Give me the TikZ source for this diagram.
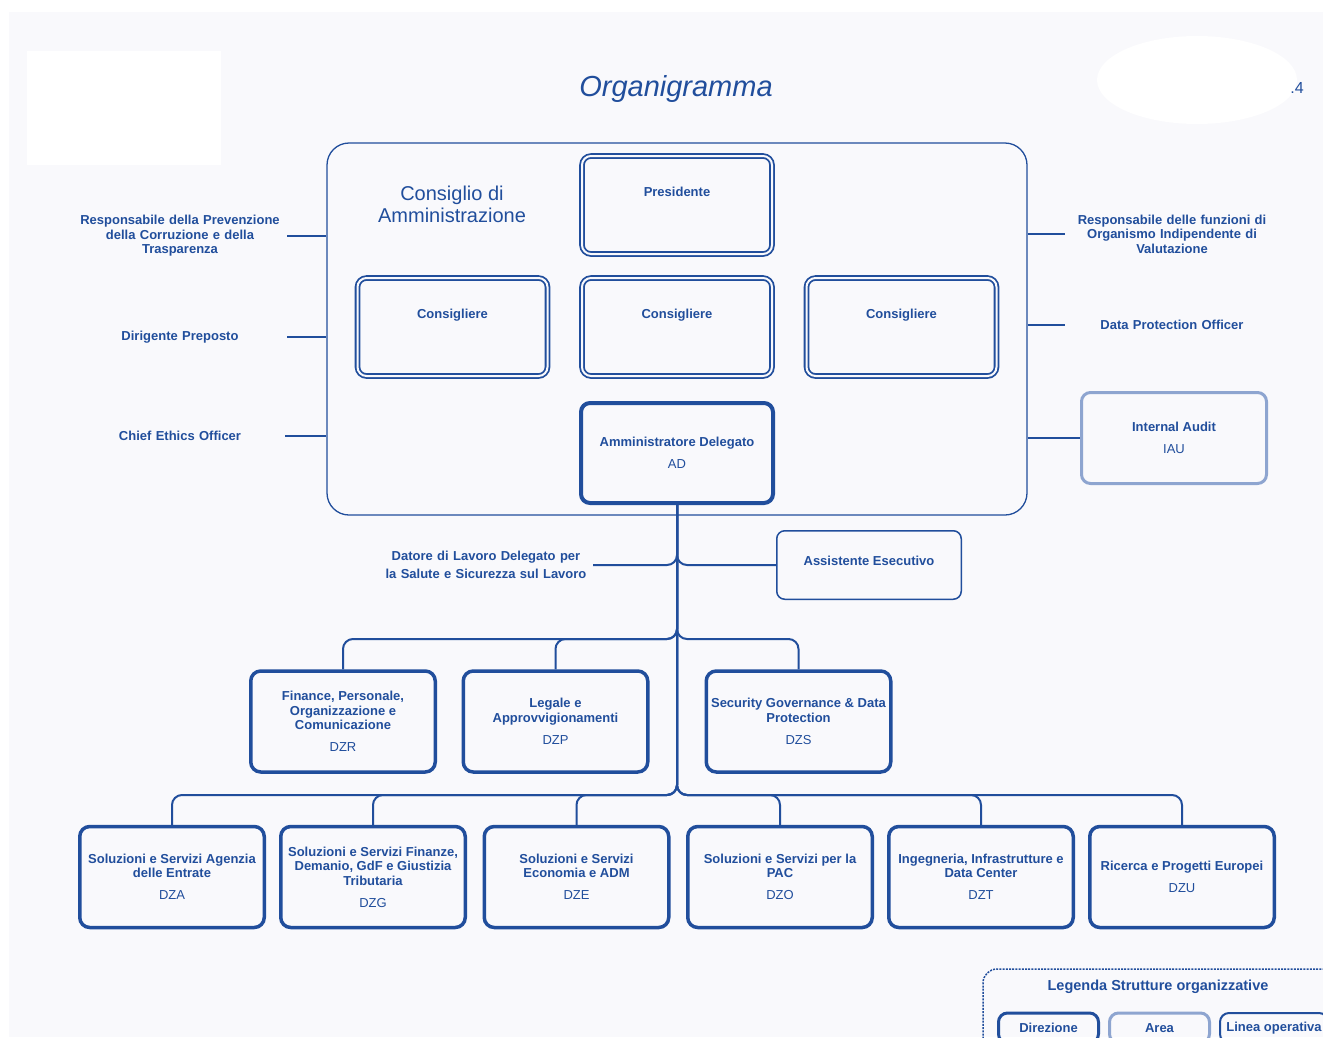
\documentclass[tikz,border=0pt]{standalone}
\usepackage{fontspec}
\setmainfont{Liberation Sans}
\definecolor{cb}{RGB}{33,78,156}
\definecolor{cl}{RGB}{142,165,208}
\definecolor{bgc}{RGB}{249,249,252}
\begin{document}
\begin{tikzpicture}[x=1pt,y=-1pt,
  lab/.style={text=cb, font=\fontsize{13}{14.5}\selectfont\bfseries, align=center, inner sep=0pt},
  side/.style={lab, text width=200pt, inner xsep=7pt},
  dbox/.style={draw=cb, line width=1.8pt, double=bgc, double distance=2pt, rounded corners=9pt, minimum width=190pt, minimum height=98pt},
  dirbox/.style={lab, draw=cb, line width=3.5pt, rounded corners=10pt, minimum width=184.5pt, minimum height=101pt},
  conn/.style={draw=cb, line width=2pt, rounded corners=10pt},
  stub/.style={draw=cb, line width=2pt}
]
\path[use as bounding box] (0,0) rectangle (1323,1037);
\clip (0,0) rectangle (1323,1037);
% background
\fill[white] (0,0) rectangle (1323,1037);
\fill[bgc] (9,12) rectangle (1323,1037);
\fill[white] (27,51) rectangle (221,165);
\fill[white] (1197,80) ellipse [x radius=100, y radius=44];
\node[text=cb, font=\fontsize{16}{18}\selectfont, anchor=east, inner sep=0pt] (pg) at (1304,88) {.4};

% title
\node[text=cb, font=\fontsize{29}{32}\selectfont\itshape, inner sep=0pt] (title) at (676,89) {Organigramma};

% CdA
\node[draw=cb, line width=1.3pt, rounded corners=22pt, minimum width=700pt, minimum height=372pt] (cda) at (677,329) {};
\node[text=cb, font=\fontsize{20}{22}\selectfont, align=center, inner sep=0pt] (cdat) at (452,204) {Consiglio di\\Amministrazione};

\node[dbox] (pres) at (677,205) {};
\node[lab] (prest) at (677,192) {Presidente};
\node[dbox] (c1) at (452.5,327) {};
\node[lab] (c1t) at (452.5,315) {Consigliere};
\node[dbox] (c2) at (677,327) {};
\node[lab] (c2t) at (677,315) {Consigliere};
\node[dbox] (c3) at (901.5,327) {};
\node[lab] (c3t) at (901.5,315) {Consigliere};

\node[lab, draw=cb, line width=4pt, rounded corners=9pt, minimum width=192pt, minimum height=100pt] (ad) at (677,453)
  {Amministratore Delegato\\[7.5pt]{\mdseries AD}};

% left side labels
\node[side] (rpct) at (180,236) {Responsabile della Prevenzione\\della Corruzione e della\\Trasparenza};
\node[side] (dp) at (180,337) {Dirigente Preposto};
\node[side, inner xsep=5pt] (ceo) at (180,436) {Chief Ethics Officer};
\draw[stub] (rpct.east) -- (rpct.east -| cda.west);
\draw[stub] (dp.east) -- (dp.east -| cda.west);
\draw[stub] (ceo.east) -- (ceo.east -| cda.west);

% right side labels
\node[side] (oiv) at (1172,234) {Responsabile delle funzioni di\\Organismo Indipendente di\\Valutazione};
\node[side] (dpo) at (1172,325) {Data Protection Officer};
\node[lab, draw=cl, line width=3pt, rounded corners=9pt, minimum width=185pt, minimum height=91pt] (iau) at (1174,438)
  {Internal Audit\\[7.5pt]{\mdseries IAU}};
\draw[stub] (cda.east |- oiv.west) -- (oiv.west);
\draw[stub] (cda.east |- dpo.west) -- (dpo.west);
\draw[stub] (cda.east |- iau.west) -- (iau.west);

% staff
\coordinate (j2) at (677,639);
\coordinate (j3) at (677,795);
\node[lab, font=\fontsize{13}{18}\selectfont\bfseries, text width=214pt, inner xsep=0pt] (dl) at (486,565) {Datore di Lavoro Delegato per\\la Salute e Sicurezza sul Lavoro};
\node[draw=cb, line width=1.5pt, rounded corners=8pt, minimum width=184.5pt, minimum height=68.5pt] (ae) at (869,565) {};
\node[lab] (aet) at (869,561) {Assistente Esecutivo};
\draw[conn] (ad.south) |- (dl.east);
\draw[conn] (ad.south) |- (ae.west);

% middle row
\node[dirbox] (dzr) at (343,721.5) {Finance, Personale,\\Organizzazione e\\Comunicazione\\[7.5pt]{\mdseries DZR}};
\node[dirbox] (dzp) at (555.5,721.5) {Legale e\\Approvvigionamenti\\[7.5pt]{\mdseries DZP}};
\node[dirbox] (dzs) at (798.5,721.5) {Security Governance \& Data\\Protection\\[7.5pt]{\mdseries DZS}};
\draw[conn] (ad.south) -- (j2) -| (dzr.north);
\draw[conn] (ad.south) -- (j2) -| (dzp.north);
\draw[conn] (ad.south) -- (j2) -| (dzs.north);

% bottom row
\node[dirbox] (dza) at (172,877) {Soluzioni e Servizi Agenzia\\delle Entrate\\[7.5pt]{\mdseries DZA}};
\node[dirbox] (dzg) at (373,877) {Soluzioni e Servizi Finanze,\\Demanio, GdF e Giustizia\\Tributaria\\[7.5pt]{\mdseries DZG}};
\node[dirbox] (dze) at (576.5,877) {Soluzioni e Servizi\\Economia e ADM\\[7.5pt]{\mdseries DZE}};
\node[dirbox] (dzo) at (780,877) {Soluzioni e Servizi per la\\PAC\\[7.5pt]{\mdseries DZO}};
\node[dirbox] (dzt) at (981,877) {Ingegneria, Infrastrutture e\\Data Center\\[7.5pt]{\mdseries DZT}};
\node[dirbox] (dzu) at (1182,877) {Ricerca e Progetti Europei\\[7.5pt]{\mdseries DZU}};
\foreach \n in {dza,dzg,dze,dzo,dzt,dzu}{
  \draw[conn] (ad.south) -- (j3) -| (\n.north);
}

% legend
\node[draw=cb, line width=1.5pt, dash pattern=on 2pt off 1.2pt, rounded corners=14pt, minimum width=362pt, minimum height=101pt] (leg) at (1164,1019.5) {};
\node[lab, font=\fontsize{14.5}{16}\selectfont\bfseries] (legt) at (1158,987) {Legenda Strutture organizzative};
\node[lab, draw=cb, line width=3pt, rounded corners=9pt, minimum width=100pt, minimum height=30pt] (ldir) at (1048.5,1028) {Direzione};
\node[lab, draw=cl, line width=3pt, rounded corners=9pt, minimum width=100pt, minimum height=30pt] (larea) at (1159.5,1028) {Area};
\node[lab, draw=cb, line width=2pt, rounded corners=9pt, minimum width=108pt, minimum height=30pt] (llin) at (1274,1028) {Linea operativa};
\end{tikzpicture}
\end{document}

------------------------------------------------------------

TASK PROMPT: Reproduce each line exactly as it appears, omitting the pictures.

SOLUTION TO THIS PROBLEM:
Give me the TikZ source for this diagram.
\documentclass[tikz,border=0pt]{standalone}
\usepackage{fontspec}
\setmainfont{Liberation Sans}
\definecolor{cb}{RGB}{33,78,156}
\definecolor{cl}{RGB}{142,165,208}
\definecolor{bgc}{RGB}{249,249,252}
\begin{document}
\begin{tikzpicture}[x=1pt,y=-1pt,
  lab/.style={text=cb, font=\fontsize{13}{14.5}\selectfont\bfseries, align=center, inner sep=0pt},
  side/.style={lab, text width=200pt, inner xsep=7pt},
  dbox/.style={draw=cb, line width=1.8pt, double=bgc, double distance=2pt, rounded corners=9pt, minimum width=190pt, minimum height=98pt},
  dirbox/.style={lab, draw=cb, line width=3.5pt, rounded corners=10pt, minimum width=184.5pt, minimum height=101pt},
  conn/.style={draw=cb, line width=2pt, rounded corners=10pt},
  stub/.style={draw=cb, line width=2pt}
]
\path[use as bounding box] (0,0) rectangle (1323,1037);
\clip (0,0) rectangle (1323,1037);
% background
\fill[white] (0,0) rectangle (1323,1037);
\fill[bgc] (9,12) rectangle (1323,1037);
\fill[white] (27,51) rectangle (221,165);
\fill[white] (1197,80) ellipse [x radius=100, y radius=44];
\node[text=cb, font=\fontsize{16}{18}\selectfont, anchor=east, inner sep=0pt] (pg) at (1304,88) {.4};

% title
\node[text=cb, font=\fontsize{29}{32}\selectfont\itshape, inner sep=0pt] (title) at (676,89) {Organigramma};

% CdA
\node[draw=cb, line width=1.3pt, rounded corners=22pt, minimum width=700pt, minimum height=372pt] (cda) at (677,329) {};
\node[text=cb, font=\fontsize{20}{22}\selectfont, align=center, inner sep=0pt] (cdat) at (452,204) {Consiglio di\\Amministrazione};

\node[dbox] (pres) at (677,205) {};
\node[lab] (prest) at (677,192) {Presidente};
\node[dbox] (c1) at (452.5,327) {};
\node[lab] (c1t) at (452.5,315) {Consigliere};
\node[dbox] (c2) at (677,327) {};
\node[lab] (c2t) at (677,315) {Consigliere};
\node[dbox] (c3) at (901.5,327) {};
\node[lab] (c3t) at (901.5,315) {Consigliere};

\node[lab, draw=cb, line width=4pt, rounded corners=9pt, minimum width=192pt, minimum height=100pt] (ad) at (677,453)
  {Amministratore Delegato\\[7.5pt]{\mdseries AD}};

% left side labels
\node[side] (rpct) at (180,236) {Responsabile della Prevenzione\\della Corruzione e della\\Trasparenza};
\node[side] (dp) at (180,337) {Dirigente Preposto};
\node[side, inner xsep=5pt] (ceo) at (180,436) {Chief Ethics Officer};
\draw[stub] (rpct.east) -- (rpct.east -| cda.west);
\draw[stub] (dp.east) -- (dp.east -| cda.west);
\draw[stub] (ceo.east) -- (ceo.east -| cda.west);

% right side labels
\node[side] (oiv) at (1172,234) {Responsabile delle funzioni di\\Organismo Indipendente di\\Valutazione};
\node[side] (dpo) at (1172,325) {Data Protection Officer};
\node[lab, draw=cl, line width=3pt, rounded corners=9pt, minimum width=185pt, minimum height=91pt] (iau) at (1174,438)
  {Internal Audit\\[7.5pt]{\mdseries IAU}};
\draw[stub] (cda.east |- oiv.west) -- (oiv.west);
\draw[stub] (cda.east |- dpo.west) -- (dpo.west);
\draw[stub] (cda.east |- iau.west) -- (iau.west);

% staff
\coordinate (j2) at (677,639);
\coordinate (j3) at (677,795);
\node[lab, font=\fontsize{13}{18}\selectfont\bfseries, text width=214pt, inner xsep=0pt] (dl) at (486,565) {Datore di Lavoro Delegato per\\la Salute e Sicurezza sul Lavoro};
\node[draw=cb, line width=1.5pt, rounded corners=8pt, minimum width=184.5pt, minimum height=68.5pt] (ae) at (869,565) {};
\node[lab] (aet) at (869,561) {Assistente Esecutivo};
\draw[conn] (ad.south) |- (dl.east);
\draw[conn] (ad.south) |- (ae.west);

% middle row
\node[dirbox] (dzr) at (343,721.5) {Finance, Personale,\\Organizzazione e\\Comunicazione\\[7.5pt]{\mdseries DZR}};
\node[dirbox] (dzp) at (555.5,721.5) {Legale e\\Approvvigionamenti\\[7.5pt]{\mdseries DZP}};
\node[dirbox] (dzs) at (798.5,721.5) {Security Governance \& Data\\Protection\\[7.5pt]{\mdseries DZS}};
\draw[conn] (ad.south) -- (j2) -| (dzr.north);
\draw[conn] (ad.south) -- (j2) -| (dzp.north);
\draw[conn] (ad.south) -- (j2) -| (dzs.north);

% bottom row
\node[dirbox] (dza) at (172,877) {Soluzioni e Servizi Agenzia\\delle Entrate\\[7.5pt]{\mdseries DZA}};
\node[dirbox] (dzg) at (373,877) {Soluzioni e Servizi Finanze,\\Demanio, GdF e Giustizia\\Tributaria\\[7.5pt]{\mdseries DZG}};
\node[dirbox] (dze) at (576.5,877) {Soluzioni e Servizi\\Economia e ADM\\[7.5pt]{\mdseries DZE}};
\node[dirbox] (dzo) at (780,877) {Soluzioni e Servizi per la\\PAC\\[7.5pt]{\mdseries DZO}};
\node[dirbox] (dzt) at (981,877) {Ingegneria, Infrastrutture e\\Data Center\\[7.5pt]{\mdseries DZT}};
\node[dirbox] (dzu) at (1182,877) {Ricerca e Progetti Europei\\[7.5pt]{\mdseries DZU}};
\foreach \n in {dza,dzg,dze,dzo,dzt,dzu}{
  \draw[conn] (ad.south) -- (j3) -| (\n.north);
}

% legend
\node[draw=cb, line width=1.5pt, dash pattern=on 2pt off 1.2pt, rounded corners=14pt, minimum width=362pt, minimum height=101pt] (leg) at (1164,1019.5) {};
\node[lab, font=\fontsize{14.5}{16}\selectfont\bfseries] (legt) at (1158,987) {Legenda Strutture organizzative};
\node[lab, draw=cb, line width=3pt, rounded corners=9pt, minimum width=100pt, minimum height=30pt] (ldir) at (1048.5,1028) {Direzione};
\node[lab, draw=cl, line width=3pt, rounded corners=9pt, minimum width=100pt, minimum height=30pt] (larea) at (1159.5,1028) {Area};
\node[lab, draw=cb, line width=2pt, rounded corners=9pt, minimum width=108pt, minimum height=30pt] (llin) at (1274,1028) {Linea operativa};
\end{tikzpicture}
\end{document}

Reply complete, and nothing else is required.